Dataset items

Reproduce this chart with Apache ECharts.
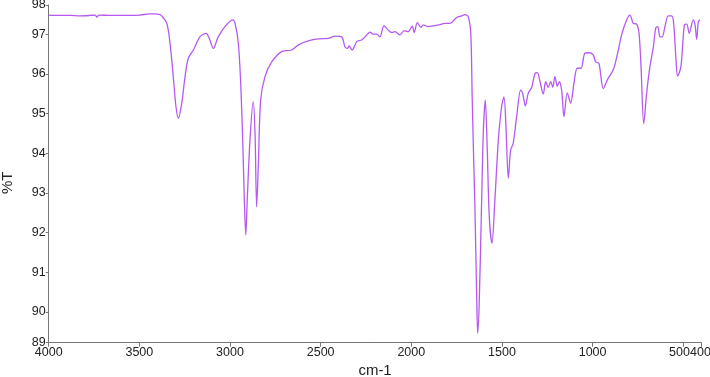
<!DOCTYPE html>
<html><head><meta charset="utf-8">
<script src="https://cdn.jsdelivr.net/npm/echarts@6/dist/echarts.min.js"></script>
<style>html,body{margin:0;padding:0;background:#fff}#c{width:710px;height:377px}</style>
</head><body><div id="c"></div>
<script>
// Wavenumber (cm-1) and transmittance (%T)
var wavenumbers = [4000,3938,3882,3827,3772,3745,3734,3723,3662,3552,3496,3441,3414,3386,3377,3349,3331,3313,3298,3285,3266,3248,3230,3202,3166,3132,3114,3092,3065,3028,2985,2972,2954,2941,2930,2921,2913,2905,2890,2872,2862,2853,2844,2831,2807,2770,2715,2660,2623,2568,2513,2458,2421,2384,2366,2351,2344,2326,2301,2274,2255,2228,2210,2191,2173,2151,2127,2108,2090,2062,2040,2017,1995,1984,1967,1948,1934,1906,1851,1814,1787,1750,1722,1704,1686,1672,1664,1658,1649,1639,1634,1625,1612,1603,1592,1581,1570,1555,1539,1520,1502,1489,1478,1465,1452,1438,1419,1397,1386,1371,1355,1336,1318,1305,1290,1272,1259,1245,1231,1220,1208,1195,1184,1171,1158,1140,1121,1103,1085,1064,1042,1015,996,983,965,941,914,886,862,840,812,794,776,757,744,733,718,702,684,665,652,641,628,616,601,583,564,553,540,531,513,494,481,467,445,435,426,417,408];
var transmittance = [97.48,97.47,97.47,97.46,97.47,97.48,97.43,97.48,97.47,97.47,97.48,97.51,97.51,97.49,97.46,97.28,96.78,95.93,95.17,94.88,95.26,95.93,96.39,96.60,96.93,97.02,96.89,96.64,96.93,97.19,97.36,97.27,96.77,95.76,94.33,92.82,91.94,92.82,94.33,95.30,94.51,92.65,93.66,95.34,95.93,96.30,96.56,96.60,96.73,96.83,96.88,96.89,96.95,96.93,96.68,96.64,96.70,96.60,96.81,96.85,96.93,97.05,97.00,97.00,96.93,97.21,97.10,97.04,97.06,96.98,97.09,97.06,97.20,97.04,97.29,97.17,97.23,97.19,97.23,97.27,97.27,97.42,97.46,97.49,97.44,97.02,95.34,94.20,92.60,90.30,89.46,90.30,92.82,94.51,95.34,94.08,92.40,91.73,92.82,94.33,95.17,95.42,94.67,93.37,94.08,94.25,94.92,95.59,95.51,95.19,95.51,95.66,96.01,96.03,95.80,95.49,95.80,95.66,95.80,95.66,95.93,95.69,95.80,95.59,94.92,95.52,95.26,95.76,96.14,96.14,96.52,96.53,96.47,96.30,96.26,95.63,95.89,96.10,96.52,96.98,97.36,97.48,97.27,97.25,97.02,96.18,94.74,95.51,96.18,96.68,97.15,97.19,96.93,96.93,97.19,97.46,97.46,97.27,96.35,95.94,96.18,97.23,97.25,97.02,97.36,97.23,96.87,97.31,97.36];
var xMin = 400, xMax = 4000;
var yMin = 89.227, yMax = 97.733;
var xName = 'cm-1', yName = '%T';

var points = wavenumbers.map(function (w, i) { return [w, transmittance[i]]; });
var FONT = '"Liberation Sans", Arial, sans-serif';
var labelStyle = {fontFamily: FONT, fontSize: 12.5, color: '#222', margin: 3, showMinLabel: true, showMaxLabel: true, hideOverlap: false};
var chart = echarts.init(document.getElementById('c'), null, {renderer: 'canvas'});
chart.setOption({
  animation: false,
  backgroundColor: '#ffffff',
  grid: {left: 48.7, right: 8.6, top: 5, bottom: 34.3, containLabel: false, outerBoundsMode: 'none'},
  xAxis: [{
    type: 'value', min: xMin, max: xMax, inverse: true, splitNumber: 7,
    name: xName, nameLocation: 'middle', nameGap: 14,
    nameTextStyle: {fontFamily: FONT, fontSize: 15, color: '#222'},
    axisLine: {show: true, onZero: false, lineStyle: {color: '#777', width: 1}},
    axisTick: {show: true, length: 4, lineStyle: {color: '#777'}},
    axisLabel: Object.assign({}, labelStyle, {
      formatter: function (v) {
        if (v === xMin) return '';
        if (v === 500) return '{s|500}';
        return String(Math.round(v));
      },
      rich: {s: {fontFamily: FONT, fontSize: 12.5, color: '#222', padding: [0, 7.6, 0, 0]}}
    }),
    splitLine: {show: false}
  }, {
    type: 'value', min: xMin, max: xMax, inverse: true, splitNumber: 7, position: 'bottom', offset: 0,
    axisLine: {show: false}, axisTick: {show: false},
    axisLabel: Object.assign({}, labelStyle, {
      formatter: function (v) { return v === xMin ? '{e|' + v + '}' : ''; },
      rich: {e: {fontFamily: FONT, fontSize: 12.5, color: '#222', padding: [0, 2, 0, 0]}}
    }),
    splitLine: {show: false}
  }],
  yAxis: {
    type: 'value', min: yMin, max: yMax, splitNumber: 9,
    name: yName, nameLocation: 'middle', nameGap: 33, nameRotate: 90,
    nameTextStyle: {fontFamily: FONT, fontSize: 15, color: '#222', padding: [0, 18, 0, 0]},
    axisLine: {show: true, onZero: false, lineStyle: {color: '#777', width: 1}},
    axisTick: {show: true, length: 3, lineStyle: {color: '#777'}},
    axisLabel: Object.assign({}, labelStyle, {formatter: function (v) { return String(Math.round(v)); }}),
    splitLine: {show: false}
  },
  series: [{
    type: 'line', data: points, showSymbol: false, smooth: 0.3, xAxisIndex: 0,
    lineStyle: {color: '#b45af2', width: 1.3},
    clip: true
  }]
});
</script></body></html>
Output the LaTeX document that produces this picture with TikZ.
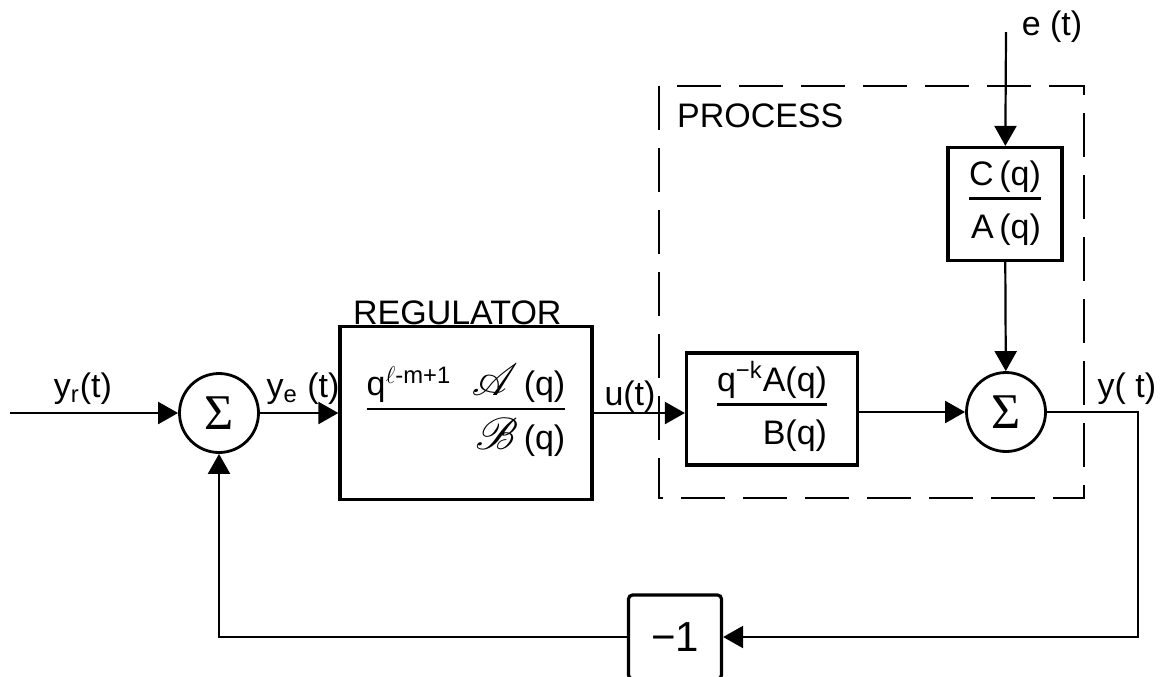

- _EXERCISE PROMPT_:
Work out the number of lines in this listing that include the word "document". Reply with that number only.

- _SOLUTION TO THIS PROBLEM_:
2